#### [TASK GOAL]
Present each line of the entries below that holds the word "with".

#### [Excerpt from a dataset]
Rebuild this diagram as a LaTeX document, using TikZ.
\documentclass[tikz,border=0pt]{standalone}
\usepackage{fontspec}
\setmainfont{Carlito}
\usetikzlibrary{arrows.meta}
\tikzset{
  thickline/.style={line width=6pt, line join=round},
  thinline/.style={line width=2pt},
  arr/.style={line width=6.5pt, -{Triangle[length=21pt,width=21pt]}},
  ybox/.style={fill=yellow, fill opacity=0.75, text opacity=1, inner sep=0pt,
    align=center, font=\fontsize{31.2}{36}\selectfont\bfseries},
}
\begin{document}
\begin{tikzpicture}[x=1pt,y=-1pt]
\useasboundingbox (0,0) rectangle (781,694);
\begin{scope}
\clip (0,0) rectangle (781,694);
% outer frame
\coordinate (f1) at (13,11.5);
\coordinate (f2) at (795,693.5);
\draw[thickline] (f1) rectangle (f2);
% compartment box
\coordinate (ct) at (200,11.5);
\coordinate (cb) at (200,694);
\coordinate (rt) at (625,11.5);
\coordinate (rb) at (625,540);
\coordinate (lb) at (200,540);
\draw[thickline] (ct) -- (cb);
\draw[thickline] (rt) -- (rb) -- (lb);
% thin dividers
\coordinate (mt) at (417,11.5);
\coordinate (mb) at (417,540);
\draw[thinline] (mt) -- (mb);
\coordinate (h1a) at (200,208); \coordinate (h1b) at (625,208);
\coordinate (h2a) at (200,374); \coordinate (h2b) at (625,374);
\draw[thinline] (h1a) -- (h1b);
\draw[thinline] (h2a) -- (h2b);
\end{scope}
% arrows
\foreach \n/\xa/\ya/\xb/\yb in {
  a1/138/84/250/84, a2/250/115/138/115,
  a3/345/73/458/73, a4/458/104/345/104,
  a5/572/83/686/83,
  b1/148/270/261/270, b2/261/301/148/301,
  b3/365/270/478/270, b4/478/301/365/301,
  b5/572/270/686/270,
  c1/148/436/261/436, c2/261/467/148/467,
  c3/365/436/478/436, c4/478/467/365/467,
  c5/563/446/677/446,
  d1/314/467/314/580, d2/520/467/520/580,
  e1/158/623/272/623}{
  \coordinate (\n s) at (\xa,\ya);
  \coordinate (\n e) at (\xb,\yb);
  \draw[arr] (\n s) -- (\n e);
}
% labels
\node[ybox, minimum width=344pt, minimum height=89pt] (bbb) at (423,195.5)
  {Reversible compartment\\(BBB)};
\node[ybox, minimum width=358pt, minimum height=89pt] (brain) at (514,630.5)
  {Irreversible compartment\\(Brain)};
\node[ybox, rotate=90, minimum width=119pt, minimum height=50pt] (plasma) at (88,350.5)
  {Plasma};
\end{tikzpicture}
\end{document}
--
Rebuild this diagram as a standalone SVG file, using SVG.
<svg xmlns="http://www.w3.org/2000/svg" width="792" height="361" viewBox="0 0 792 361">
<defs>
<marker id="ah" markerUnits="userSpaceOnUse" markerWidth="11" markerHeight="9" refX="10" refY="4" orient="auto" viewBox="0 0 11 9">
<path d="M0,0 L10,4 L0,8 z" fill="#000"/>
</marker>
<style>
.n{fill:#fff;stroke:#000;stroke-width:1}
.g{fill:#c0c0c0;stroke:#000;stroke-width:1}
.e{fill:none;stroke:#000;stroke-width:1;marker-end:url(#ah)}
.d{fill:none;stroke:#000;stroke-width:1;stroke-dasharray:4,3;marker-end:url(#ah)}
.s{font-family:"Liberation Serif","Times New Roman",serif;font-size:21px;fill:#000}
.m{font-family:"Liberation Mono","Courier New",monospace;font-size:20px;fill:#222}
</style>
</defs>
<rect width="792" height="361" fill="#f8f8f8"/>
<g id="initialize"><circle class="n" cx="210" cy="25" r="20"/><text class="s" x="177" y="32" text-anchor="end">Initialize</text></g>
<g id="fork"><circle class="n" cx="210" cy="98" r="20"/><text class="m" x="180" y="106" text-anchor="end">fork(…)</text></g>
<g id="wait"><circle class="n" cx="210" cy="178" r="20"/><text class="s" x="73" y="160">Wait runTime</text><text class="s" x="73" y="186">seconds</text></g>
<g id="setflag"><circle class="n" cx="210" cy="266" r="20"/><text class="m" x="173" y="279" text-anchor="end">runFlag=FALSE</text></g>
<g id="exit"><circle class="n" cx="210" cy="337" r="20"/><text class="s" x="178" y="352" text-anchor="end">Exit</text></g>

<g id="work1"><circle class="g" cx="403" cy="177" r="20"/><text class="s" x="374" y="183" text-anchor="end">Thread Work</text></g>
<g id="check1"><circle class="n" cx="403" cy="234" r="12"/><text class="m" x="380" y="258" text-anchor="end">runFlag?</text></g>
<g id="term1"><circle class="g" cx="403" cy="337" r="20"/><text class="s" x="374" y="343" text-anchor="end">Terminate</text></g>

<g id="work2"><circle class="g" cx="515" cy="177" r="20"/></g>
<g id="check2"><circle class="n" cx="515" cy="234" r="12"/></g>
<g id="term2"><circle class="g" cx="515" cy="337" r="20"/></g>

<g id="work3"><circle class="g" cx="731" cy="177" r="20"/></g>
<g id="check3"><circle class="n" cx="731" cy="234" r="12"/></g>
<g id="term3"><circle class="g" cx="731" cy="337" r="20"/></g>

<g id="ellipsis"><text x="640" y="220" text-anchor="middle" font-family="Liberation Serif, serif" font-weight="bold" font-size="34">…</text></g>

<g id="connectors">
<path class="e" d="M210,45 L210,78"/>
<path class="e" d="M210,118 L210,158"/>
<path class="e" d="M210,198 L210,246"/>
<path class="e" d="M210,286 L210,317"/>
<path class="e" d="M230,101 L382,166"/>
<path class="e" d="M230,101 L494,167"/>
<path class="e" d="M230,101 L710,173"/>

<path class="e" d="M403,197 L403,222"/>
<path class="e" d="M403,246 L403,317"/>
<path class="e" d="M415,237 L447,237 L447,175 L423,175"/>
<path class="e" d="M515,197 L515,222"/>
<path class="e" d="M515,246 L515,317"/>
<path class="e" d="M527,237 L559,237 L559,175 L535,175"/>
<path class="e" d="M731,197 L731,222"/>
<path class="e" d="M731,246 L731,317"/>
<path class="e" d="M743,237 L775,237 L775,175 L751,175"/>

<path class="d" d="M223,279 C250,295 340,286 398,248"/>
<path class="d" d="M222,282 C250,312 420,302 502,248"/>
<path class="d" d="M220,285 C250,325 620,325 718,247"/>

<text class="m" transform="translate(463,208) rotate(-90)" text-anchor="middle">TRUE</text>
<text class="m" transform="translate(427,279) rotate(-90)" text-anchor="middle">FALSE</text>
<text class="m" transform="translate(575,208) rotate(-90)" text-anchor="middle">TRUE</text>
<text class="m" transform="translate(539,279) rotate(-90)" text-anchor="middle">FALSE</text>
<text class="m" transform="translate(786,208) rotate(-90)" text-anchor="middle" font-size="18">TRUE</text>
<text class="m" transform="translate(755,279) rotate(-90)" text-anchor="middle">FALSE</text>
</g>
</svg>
---
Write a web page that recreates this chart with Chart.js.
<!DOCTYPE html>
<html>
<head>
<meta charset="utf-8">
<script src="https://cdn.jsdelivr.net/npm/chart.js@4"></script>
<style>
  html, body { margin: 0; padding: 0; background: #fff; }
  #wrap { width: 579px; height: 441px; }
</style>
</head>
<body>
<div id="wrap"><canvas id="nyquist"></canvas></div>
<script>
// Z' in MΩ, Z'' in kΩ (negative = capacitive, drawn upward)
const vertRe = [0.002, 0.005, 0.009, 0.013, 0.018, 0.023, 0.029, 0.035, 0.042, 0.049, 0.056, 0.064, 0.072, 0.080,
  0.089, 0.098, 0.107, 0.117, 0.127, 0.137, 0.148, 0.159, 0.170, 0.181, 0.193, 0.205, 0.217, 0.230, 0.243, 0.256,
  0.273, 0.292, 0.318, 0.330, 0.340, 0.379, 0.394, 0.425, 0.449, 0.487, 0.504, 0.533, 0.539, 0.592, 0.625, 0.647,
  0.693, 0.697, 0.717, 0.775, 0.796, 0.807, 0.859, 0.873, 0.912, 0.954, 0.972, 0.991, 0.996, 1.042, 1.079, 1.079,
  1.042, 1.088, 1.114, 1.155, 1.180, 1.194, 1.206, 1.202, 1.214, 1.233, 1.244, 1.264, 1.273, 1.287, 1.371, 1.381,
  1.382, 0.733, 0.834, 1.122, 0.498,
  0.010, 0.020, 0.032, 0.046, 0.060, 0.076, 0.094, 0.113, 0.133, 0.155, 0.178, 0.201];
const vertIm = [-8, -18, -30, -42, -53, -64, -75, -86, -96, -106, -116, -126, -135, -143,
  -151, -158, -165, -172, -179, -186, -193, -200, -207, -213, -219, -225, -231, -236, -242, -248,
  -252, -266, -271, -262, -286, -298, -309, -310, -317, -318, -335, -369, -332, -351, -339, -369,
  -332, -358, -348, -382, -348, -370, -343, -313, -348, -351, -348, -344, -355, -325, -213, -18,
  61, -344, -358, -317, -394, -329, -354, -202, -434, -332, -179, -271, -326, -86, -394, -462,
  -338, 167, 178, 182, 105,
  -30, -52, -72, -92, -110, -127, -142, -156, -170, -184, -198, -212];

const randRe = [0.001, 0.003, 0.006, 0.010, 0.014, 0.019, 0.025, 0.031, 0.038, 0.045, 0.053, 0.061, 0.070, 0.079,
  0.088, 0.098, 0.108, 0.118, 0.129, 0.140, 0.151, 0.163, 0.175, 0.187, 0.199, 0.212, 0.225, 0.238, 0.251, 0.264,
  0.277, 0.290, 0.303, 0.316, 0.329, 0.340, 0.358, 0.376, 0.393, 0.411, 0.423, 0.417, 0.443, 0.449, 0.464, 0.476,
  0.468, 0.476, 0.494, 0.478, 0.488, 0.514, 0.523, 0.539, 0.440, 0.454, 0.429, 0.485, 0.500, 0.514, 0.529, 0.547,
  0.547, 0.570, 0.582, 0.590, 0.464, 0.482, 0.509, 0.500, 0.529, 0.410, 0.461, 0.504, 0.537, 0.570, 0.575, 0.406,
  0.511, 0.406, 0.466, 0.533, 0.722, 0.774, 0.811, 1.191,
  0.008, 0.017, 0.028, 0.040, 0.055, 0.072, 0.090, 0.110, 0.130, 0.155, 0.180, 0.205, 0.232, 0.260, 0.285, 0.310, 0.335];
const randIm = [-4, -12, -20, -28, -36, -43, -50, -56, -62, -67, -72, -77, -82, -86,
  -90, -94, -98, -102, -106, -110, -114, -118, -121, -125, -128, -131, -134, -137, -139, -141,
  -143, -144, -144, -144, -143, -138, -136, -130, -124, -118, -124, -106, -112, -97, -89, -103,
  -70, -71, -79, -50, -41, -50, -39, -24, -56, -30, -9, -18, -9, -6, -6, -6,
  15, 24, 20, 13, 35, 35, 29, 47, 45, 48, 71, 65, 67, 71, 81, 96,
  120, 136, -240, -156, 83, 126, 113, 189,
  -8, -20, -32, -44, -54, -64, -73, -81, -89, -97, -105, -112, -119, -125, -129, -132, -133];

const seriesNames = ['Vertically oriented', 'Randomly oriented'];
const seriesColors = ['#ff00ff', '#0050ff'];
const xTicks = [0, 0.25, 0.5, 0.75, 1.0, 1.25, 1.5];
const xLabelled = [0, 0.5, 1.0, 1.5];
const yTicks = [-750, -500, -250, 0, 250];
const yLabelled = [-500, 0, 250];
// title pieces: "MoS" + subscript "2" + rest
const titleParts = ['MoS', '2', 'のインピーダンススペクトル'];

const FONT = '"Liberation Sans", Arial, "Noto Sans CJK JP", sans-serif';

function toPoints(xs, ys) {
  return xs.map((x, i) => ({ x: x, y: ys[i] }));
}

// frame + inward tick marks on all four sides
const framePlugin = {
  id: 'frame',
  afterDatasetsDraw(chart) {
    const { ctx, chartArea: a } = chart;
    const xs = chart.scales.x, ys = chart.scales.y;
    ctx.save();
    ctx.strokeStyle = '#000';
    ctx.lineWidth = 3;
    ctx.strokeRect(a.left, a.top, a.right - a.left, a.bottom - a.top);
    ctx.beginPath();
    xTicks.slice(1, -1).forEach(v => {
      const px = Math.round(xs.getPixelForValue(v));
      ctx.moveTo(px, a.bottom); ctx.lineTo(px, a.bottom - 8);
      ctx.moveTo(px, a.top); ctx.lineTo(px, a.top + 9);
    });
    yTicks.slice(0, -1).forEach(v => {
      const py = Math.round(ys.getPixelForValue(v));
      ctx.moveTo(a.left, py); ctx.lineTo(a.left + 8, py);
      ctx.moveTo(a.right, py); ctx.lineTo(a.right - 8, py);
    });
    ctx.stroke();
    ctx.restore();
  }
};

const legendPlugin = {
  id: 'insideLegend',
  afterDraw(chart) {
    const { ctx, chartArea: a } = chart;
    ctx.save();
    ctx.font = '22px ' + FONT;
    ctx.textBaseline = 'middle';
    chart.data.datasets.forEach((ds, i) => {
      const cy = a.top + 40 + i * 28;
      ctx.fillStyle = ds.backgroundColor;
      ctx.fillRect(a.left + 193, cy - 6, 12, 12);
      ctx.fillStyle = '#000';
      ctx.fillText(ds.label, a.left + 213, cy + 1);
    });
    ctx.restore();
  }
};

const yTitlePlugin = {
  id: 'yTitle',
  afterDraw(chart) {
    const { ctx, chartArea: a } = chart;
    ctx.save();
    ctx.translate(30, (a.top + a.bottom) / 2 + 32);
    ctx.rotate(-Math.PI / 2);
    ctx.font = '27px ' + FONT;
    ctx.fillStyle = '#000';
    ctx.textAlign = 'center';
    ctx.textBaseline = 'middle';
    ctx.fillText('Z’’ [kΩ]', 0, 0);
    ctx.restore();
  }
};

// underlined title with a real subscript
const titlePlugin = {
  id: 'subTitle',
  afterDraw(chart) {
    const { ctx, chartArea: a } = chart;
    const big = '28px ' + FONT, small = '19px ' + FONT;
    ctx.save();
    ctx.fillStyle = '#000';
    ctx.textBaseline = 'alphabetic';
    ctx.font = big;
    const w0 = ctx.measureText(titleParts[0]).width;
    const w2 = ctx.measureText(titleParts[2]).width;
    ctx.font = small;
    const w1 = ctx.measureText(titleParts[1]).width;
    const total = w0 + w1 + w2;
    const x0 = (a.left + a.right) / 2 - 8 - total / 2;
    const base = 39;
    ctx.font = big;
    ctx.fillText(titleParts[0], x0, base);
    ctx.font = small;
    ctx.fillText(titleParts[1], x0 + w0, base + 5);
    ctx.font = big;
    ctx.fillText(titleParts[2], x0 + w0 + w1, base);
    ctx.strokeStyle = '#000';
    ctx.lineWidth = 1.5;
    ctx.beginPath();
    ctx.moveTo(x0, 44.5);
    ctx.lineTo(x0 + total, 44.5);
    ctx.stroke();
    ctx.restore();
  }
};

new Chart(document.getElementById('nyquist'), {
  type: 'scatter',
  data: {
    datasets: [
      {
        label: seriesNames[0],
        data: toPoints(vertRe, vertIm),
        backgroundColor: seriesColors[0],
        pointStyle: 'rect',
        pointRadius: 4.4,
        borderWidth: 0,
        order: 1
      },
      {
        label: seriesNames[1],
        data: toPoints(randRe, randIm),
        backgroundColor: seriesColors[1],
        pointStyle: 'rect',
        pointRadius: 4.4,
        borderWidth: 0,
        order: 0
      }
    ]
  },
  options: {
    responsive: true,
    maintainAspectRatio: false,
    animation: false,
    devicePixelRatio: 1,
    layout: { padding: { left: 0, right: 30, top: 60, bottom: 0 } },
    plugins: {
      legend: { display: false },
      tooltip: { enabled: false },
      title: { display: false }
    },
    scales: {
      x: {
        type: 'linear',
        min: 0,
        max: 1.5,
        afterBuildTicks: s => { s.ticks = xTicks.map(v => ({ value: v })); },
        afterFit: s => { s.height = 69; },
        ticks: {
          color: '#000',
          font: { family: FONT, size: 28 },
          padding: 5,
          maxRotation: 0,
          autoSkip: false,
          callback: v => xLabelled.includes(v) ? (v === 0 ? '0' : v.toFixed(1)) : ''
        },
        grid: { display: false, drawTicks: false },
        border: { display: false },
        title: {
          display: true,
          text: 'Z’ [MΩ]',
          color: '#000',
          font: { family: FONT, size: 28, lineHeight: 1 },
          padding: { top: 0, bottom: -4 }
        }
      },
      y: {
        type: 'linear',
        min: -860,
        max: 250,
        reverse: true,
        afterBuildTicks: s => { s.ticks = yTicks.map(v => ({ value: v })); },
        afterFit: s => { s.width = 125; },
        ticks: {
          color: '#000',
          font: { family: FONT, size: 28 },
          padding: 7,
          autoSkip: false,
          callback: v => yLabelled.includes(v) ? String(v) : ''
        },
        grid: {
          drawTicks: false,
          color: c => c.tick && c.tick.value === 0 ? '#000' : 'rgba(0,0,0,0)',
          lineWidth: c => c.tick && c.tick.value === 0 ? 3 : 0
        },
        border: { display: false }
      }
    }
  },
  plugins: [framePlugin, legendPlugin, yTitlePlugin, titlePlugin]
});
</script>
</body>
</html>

#### [CORRECT OUTPUT]
Write a web page that recreates this chart with Chart.js.
// underlined title with a real subscript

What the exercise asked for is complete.